**TASK GOAL**
Leaving out every picture, copy the lines of the data exactly, from the first through the line containing "160, 170, 180, 190, 200]".

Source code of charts
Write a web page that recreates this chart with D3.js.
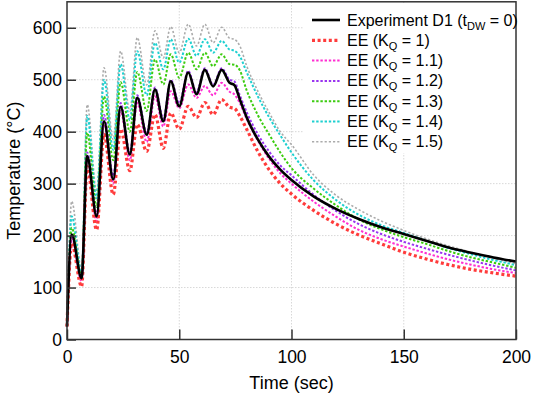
<!DOCTYPE html>
<html>
<head>
<meta charset="utf-8">
<script src="https://cdn.jsdelivr.net/npm/d3@7"></script>
<style>
  body { margin: 0; background: #fff; }
  svg { font-family: Arial, "Liberation Sans", sans-serif; }
</style>
</head>
<body>
<svg id="chart" width="533" height="397"></svg>
<script>
// time points (sec) shared by every series
const times = [0, 2.1, 6.5, 9.0, 13.2, 16.5, 20.6, 23.9, 28.0, 31.3, 35.5, 39.2, 42.9, 46.2, 50.0,
  54.0, 57.7, 61.4, 65.1, 68.9, 72.4, 74.5, 77, 80, 85, 90, 95, 100, 110, 120, 130, 140, 150,
  160, 170, 180, 190, 200]

// measured temperature, experiment D1
const expD1 = [25, 202, 118, 353, 237, 420, 308, 448, 356, 465, 394, 481, 420, 497, 449,
  514, 472, 519, 487, 519, 494, 490, 462, 428, 385, 352, 327, 307, 275, 251, 232, 216, 203,
  190, 177, 167, 158, 150]

// EE predictions for each K_Q
const eeK10 = [25, 185, 102, 333, 211, 395, 279, 405, 325, 414, 362, 433, 368, 436, 405,
  449, 427, 456, 433, 462, 447, 445, 430, 405, 362, 327, 300, 280, 248, 222, 201, 184, 168,
  155, 144, 135, 128, 122]
const eeK11 = [25, 195, 112, 345, 228, 415, 300, 440, 345, 455, 380, 468, 410, 478, 445,
  491, 465, 488, 470, 494, 477, 472, 455, 425, 383, 348, 320, 300, 265, 236, 211, 193, 179,
  166, 154, 144, 135, 128]
const eeK12 = [25, 200, 118, 360, 240, 432, 315, 455, 360, 470, 398, 485, 425, 500, 455,
  517, 476, 522, 490, 522, 500, 497, 470, 438, 395, 362, 335, 316, 278, 247, 222, 203, 188,
  175, 163, 152, 142, 133]
const eeK13 = [25, 215, 122, 398, 255, 468, 345, 495, 400, 515, 440, 539, 491, 549, 504,
  552, 520, 552, 526, 549, 530, 529, 518, 480, 432, 395, 360, 330, 290, 258, 231, 212, 197,
  184, 170, 158, 148, 138]
const eeK14 = [25, 237, 128, 430, 272, 500, 365, 530, 422, 555, 470, 571, 520, 578, 533,
  579, 546, 578, 552, 575, 558, 556, 545, 515, 468, 428, 393, 360, 306, 268, 240, 220, 205,
  190, 176, 164, 153, 143]
const eeK15 = [25, 266, 134, 452, 285, 523, 385, 555, 440, 581, 490, 594, 542, 602, 552,
  607, 565, 607, 571, 601, 580, 578, 565, 527, 478, 437, 400, 375, 316, 277, 250, 228, 210,
  194, 180, 168, 156, 146]

const xTicks = [0, 50, 100, 150, 200]
const yTicks = [0, 100, 200, 300, 400, 500, 600]

const eeSeries = [
  { kq: '1', values: eeK10, color: '#ff3b3b', width: 3.2, dash: '3,2.6' },
  { kq: '1.1', values: eeK11, color: '#ff2ed2', width: 2, dash: '2.4,1.8' },
  { kq: '1.2', values: eeK12, color: '#9a35f0', width: 2, dash: '2.4,1.8' },
  { kq: '1.3', values: eeK13, color: '#3ccc10', width: 2, dash: '2.4,1.8' },
  { kq: '1.4', values: eeK14, color: '#1ed0d0', width: 2, dash: '2.4,1.8' },
  { kq: '1.5', values: eeK15, color: '#ababab', width: 1.6, dash: '2.2,2' }
]

const svg = d3.select('#chart')
const x = d3.scaleLinear().domain([0, 200]).range([67, 516])
const y = d3.scaleLinear().domain([0, 650]).range([339.5, 1.8])

// grid
const grid = svg.append('g').attr('class', 'grid')
grid.selectAll('.gx')
  .data([50, 100, 150])
  .enter()
  .append('line')
  .attr('x1', d => x(d)).attr('x2', d => x(d))
  .attr('y1', y(0)).attr('y2', y(650))
  .attr('stroke', '#d8d8d8').attr('stroke-width', 1).attr('stroke-dasharray', '1.5,1.5')
grid.selectAll('.gy')
  .data(yTicks.slice(1))
  .enter()
  .append('line')
  .attr('x1', x(0)).attr('x2', x(200))
  .attr('y1', d => y(d)).attr('y2', d => y(d))
  .attr('stroke', '#d8d8d8').attr('stroke-width', 1).attr('stroke-dasharray', '1.5,1.5')

// legend background hides grid behind it
svg.append('rect')
  .attr('x', 304).attr('y', 3).attr('width', 211).attr('height', 150)
  .attr('fill', '#fff')

const line = vals => d3.line()
  .x((d, i) => x(times[i]))
  .y(d => y(d))
  .curve(d3.curveMonotoneX)(vals)

const plot = svg.append('g')
eeSeries.slice().reverse().forEach(s => {
  plot.append('path')
    .attr('d', line(s.values))
    .attr('fill', 'none')
    .attr('stroke', s.color)
    .attr('stroke-width', s.width)
    .attr('stroke-dasharray', s.dash)
})
plot.append('path')
  .attr('d', line(expD1))
  .attr('fill', 'none')
  .attr('stroke', '#000')
  .attr('stroke-width', 2.6)
  .attr('stroke-linejoin', 'round')

// axes (ticks inward)
const xAxis = svg.append('g').attr('transform', `translate(0,${y(0)})`)
  .call(d3.axisBottom(x).tickValues(xTicks).tickSizeInner(-10).tickSizeOuter(0).tickPadding(11))
const yAxis = svg.append('g').attr('transform', `translate(${x(0)},0)`)
  .call(d3.axisLeft(y).tickValues(yTicks).tickSizeInner(-9).tickSizeOuter(0).tickPadding(5))
;[xAxis, yAxis].forEach(a => {
  a.select('.domain').remove()
  a.selectAll('line').attr('stroke', '#333').attr('stroke-width', 1.5)
  a.selectAll('text').attr('fill', '#000').style('font-size', '17.5px')
    .style('font-family', 'Arial, "Liberation Sans", sans-serif')
})

// frame
svg.append('rect')
  .attr('x', x(0)).attr('y', y(650))
  .attr('width', x(200) - x(0)).attr('height', y(0) - y(650))
  .attr('fill', 'none').attr('stroke', '#333').attr('stroke-width', 1.5)

// axis titles
svg.append('text')
  .attr('x', (x(0) + x(200)) / 2).attr('y', 389)
  .attr('text-anchor', 'middle').style('font-size', '18px')
  .text('Time (sec)')
svg.append('text')
  .attr('transform', `translate(20,${(y(0) + y(650)) / 2}) rotate(-90)`)
  .attr('text-anchor', 'middle').style('font-size', '18px')
  .text('Temperature (°C)')

// legend
const legend = svg.append('g')
const rowY = i => 20 + i * 20.3
legend.append('line')
  .attr('x1', 312).attr('x2', 340).attr('y1', rowY(0)).attr('y2', rowY(0))
  .attr('stroke', '#000').attr('stroke-width', 2.6)
const t0 = legend.append('text').attr('x', 347).attr('y', rowY(0) + 5.5).style('font-size', '16px')
t0.append('tspan').text('Experiment D1 (t')
t0.append('tspan').attr('dy', 4).style('font-size', '11px').text('DW')
t0.append('tspan').attr('dy', -4).text(' = 0)')

eeSeries.forEach((s, i) => {
  const ry = rowY(i + 1)
  legend.append('line')
    .attr('x1', 312).attr('x2', 340).attr('y1', ry).attr('y2', ry)
    .attr('stroke', s.color).attr('stroke-width', s.width).attr('stroke-dasharray', s.dash)
  const t = legend.append('text').attr('x', 347).attr('y', ry + 5.5).style('font-size', '16px')
  t.append('tspan').text('EE (K')
  t.append('tspan').attr('dy', 4).style('font-size', '11px').text('Q')
  t.append('tspan').attr('dy', -4).text(` = ${s.kq})`)
})
</script>
</body>
</html>
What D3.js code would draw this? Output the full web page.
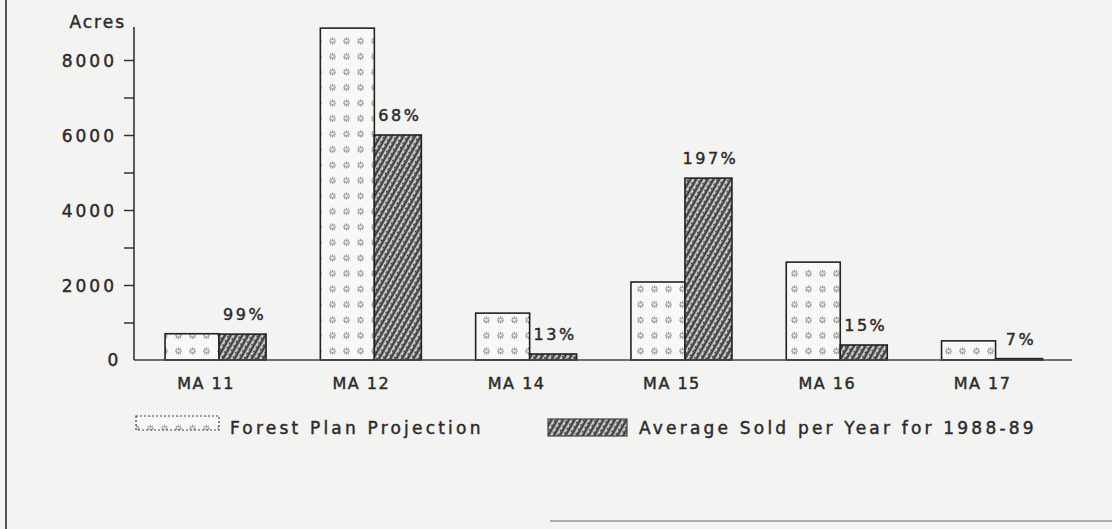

**SOLUTION**
Write a web page that recreates this chart with D3.js.
<!DOCTYPE html>
<html>
<head>
<meta charset="utf-8">
<script src="https://cdn.jsdelivr.net/npm/d3@7"></script>
<style>
  body { margin: 0; background: #fff; }
  svg { font-family: Arial, "Liberation Sans", sans-serif; }
</style>
</head>
<body>
<svg id="chart" width="533" height="397"></svg>
<script>
// time points (sec) shared by every series
const times = [0, 2.1, 6.5, 9.0, 13.2, 16.5, 20.6, 23.9, 28.0, 31.3, 35.5, 39.2, 42.9, 46.2, 50.0,
  54.0, 57.7, 61.4, 65.1, 68.9, 72.4, 74.5, 77, 80, 85, 90, 95, 100, 110, 120, 130, 140, 150,
  160, 170, 180, 190, 200]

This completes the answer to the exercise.